**Material provided**
# # # # # # #
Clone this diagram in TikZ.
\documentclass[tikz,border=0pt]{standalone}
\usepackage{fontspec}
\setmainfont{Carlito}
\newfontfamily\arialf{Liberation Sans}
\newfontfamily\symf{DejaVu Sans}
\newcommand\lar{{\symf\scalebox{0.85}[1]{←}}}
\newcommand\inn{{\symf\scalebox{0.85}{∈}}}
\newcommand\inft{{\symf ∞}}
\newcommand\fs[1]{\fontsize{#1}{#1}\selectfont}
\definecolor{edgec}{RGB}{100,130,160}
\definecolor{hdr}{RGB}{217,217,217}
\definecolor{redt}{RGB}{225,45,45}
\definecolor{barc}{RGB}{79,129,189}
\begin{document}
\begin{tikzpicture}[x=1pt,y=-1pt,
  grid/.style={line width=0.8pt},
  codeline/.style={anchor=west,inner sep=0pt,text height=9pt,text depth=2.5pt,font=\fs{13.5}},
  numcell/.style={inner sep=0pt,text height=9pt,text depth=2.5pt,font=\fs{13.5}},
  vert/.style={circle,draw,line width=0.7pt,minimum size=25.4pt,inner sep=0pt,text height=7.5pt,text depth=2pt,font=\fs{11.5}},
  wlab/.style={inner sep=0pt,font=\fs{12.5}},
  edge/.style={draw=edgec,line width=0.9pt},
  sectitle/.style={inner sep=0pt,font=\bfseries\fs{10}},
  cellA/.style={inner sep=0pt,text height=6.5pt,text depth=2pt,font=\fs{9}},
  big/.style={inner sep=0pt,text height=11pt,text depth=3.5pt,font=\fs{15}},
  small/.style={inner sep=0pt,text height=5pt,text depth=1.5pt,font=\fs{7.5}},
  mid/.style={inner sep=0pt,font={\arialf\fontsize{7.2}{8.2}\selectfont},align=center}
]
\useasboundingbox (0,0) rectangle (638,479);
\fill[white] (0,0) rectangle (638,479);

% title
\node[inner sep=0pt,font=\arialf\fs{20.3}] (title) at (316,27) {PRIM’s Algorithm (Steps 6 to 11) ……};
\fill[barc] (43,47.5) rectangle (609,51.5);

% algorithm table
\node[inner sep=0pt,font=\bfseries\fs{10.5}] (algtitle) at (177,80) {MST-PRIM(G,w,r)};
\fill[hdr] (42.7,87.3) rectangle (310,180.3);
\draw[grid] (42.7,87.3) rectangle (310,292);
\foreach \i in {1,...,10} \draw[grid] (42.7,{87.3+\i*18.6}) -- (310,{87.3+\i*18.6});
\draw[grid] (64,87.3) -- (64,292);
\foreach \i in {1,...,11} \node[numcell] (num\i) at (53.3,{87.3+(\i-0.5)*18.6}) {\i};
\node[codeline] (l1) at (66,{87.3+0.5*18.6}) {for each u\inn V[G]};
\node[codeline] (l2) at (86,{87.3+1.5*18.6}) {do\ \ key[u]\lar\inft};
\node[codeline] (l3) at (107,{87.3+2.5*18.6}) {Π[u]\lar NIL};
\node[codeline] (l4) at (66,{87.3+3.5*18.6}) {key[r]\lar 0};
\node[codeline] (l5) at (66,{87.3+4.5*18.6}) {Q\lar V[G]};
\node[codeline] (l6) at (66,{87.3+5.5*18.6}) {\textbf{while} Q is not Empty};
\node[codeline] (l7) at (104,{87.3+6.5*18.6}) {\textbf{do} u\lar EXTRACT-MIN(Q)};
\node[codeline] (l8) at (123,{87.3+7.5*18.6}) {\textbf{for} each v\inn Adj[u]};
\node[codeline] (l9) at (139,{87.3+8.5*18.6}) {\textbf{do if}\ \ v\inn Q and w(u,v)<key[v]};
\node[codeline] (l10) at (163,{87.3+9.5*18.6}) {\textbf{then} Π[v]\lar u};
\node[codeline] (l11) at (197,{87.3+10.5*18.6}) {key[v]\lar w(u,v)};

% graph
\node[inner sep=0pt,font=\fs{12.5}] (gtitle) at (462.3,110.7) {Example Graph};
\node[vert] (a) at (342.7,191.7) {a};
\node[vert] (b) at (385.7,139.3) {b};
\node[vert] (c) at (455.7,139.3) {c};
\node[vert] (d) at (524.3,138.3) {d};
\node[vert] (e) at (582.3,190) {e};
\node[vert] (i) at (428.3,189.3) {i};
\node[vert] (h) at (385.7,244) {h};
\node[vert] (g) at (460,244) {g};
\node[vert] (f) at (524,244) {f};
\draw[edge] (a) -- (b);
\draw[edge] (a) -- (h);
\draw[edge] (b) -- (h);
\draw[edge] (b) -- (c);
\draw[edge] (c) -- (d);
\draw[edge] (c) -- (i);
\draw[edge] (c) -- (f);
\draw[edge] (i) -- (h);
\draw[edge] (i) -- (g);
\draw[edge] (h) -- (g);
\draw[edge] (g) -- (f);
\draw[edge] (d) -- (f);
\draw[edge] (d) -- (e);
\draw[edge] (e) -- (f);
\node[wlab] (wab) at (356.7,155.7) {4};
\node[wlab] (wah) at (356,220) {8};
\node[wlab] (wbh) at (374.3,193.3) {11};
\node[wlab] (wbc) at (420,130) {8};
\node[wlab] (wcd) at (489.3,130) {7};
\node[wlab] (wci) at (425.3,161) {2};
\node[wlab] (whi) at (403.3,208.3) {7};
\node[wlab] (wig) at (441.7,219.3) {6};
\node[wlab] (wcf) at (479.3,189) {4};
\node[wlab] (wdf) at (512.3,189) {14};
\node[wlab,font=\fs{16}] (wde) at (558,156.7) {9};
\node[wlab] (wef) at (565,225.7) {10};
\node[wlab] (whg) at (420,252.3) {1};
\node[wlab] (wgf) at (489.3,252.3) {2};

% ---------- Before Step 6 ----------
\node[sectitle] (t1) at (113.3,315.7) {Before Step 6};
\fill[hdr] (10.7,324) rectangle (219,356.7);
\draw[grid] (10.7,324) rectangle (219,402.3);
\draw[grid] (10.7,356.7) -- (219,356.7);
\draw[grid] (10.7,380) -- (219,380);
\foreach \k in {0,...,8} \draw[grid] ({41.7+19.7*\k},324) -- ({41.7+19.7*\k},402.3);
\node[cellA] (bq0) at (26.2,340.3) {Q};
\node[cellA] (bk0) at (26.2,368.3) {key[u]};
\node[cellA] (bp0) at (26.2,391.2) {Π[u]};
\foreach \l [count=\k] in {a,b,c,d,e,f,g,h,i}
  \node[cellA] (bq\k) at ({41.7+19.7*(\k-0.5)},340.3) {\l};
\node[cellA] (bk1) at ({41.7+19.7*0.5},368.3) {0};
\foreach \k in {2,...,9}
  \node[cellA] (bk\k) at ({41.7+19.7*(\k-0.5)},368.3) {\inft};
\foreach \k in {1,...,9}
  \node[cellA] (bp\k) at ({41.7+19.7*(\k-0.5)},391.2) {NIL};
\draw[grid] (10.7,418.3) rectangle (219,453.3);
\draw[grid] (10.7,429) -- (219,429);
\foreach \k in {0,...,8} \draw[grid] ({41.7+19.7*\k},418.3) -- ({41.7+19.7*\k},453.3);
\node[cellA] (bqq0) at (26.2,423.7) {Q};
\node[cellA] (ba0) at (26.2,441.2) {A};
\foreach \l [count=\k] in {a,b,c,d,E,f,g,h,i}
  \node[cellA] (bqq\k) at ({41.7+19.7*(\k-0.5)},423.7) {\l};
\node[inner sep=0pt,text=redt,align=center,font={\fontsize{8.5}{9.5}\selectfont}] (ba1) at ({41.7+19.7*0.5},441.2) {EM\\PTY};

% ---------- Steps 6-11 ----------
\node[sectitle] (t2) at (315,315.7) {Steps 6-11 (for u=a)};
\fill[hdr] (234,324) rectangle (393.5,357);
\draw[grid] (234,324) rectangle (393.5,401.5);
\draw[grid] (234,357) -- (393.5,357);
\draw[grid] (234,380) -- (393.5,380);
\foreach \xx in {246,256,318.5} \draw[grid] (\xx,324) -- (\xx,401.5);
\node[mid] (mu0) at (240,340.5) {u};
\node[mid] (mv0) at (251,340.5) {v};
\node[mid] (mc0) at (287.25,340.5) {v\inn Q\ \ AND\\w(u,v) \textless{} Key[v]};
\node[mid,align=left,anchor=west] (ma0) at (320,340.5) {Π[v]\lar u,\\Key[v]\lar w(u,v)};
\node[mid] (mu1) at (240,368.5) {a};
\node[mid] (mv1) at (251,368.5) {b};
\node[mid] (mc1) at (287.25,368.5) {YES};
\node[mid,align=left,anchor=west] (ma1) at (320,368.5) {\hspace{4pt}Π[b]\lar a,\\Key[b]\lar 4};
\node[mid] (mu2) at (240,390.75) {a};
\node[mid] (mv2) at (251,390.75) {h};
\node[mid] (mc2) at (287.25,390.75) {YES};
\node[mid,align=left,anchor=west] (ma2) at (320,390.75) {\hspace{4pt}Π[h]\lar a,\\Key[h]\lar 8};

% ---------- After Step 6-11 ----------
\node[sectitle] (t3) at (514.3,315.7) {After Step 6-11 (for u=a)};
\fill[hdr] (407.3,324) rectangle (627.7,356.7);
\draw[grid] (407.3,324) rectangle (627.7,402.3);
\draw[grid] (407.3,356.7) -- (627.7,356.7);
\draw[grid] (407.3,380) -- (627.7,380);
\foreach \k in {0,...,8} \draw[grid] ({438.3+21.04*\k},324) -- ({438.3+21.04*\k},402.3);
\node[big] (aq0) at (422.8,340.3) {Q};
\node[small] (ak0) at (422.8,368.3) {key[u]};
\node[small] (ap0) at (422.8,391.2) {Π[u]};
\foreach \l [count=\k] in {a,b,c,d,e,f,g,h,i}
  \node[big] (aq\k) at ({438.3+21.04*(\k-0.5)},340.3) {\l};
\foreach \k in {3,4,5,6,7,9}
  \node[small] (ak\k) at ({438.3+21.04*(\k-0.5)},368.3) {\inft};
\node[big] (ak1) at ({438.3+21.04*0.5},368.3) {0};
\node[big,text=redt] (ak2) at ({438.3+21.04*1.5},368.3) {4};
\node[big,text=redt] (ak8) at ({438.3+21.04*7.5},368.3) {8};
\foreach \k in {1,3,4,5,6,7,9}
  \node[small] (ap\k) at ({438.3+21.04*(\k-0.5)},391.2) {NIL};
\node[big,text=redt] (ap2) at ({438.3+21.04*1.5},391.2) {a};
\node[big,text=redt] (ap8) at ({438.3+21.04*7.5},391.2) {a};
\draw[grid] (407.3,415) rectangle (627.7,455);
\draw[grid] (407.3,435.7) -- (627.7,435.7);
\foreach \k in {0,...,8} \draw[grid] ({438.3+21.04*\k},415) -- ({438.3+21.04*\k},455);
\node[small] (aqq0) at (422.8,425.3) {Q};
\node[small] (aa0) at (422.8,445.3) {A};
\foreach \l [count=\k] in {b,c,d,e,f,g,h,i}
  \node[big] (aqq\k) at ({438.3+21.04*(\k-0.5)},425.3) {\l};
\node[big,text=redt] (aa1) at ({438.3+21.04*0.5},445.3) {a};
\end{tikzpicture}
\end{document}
# # # # # # #
**What is needed**
Look at the material above and copy, word for word, its lines from the first through the one containing "(43,47.5) rectangle (609,51.5);".

**Exercise result**
Clone this diagram in TikZ.
\documentclass[tikz,border=0pt]{standalone}
\usepackage{fontspec}
\setmainfont{Carlito}
\newfontfamily\arialf{Liberation Sans}
\newfontfamily\symf{DejaVu Sans}
\newcommand\lar{{\symf\scalebox{0.85}[1]{←}}}
\newcommand\inn{{\symf\scalebox{0.85}{∈}}}
\newcommand\inft{{\symf ∞}}
\newcommand\fs[1]{\fontsize{#1}{#1}\selectfont}
\definecolor{edgec}{RGB}{100,130,160}
\definecolor{hdr}{RGB}{217,217,217}
\definecolor{redt}{RGB}{225,45,45}
\definecolor{barc}{RGB}{79,129,189}
\begin{document}
\begin{tikzpicture}[x=1pt,y=-1pt,
  grid/.style={line width=0.8pt},
  codeline/.style={anchor=west,inner sep=0pt,text height=9pt,text depth=2.5pt,font=\fs{13.5}},
  numcell/.style={inner sep=0pt,text height=9pt,text depth=2.5pt,font=\fs{13.5}},
  vert/.style={circle,draw,line width=0.7pt,minimum size=25.4pt,inner sep=0pt,text height=7.5pt,text depth=2pt,font=\fs{11.5}},
  wlab/.style={inner sep=0pt,font=\fs{12.5}},
  edge/.style={draw=edgec,line width=0.9pt},
  sectitle/.style={inner sep=0pt,font=\bfseries\fs{10}},
  cellA/.style={inner sep=0pt,text height=6.5pt,text depth=2pt,font=\fs{9}},
  big/.style={inner sep=0pt,text height=11pt,text depth=3.5pt,font=\fs{15}},
  small/.style={inner sep=0pt,text height=5pt,text depth=1.5pt,font=\fs{7.5}},
  mid/.style={inner sep=0pt,font={\arialf\fontsize{7.2}{8.2}\selectfont},align=center}
]
\useasboundingbox (0,0) rectangle (638,479);
\fill[white] (0,0) rectangle (638,479);

% title
\node[inner sep=0pt,font=\arialf\fs{20.3}] (title) at (316,27) {PRIM’s Algorithm (Steps 6 to 11) ……};
\fill[barc] (43,47.5) rectangle (609,51.5);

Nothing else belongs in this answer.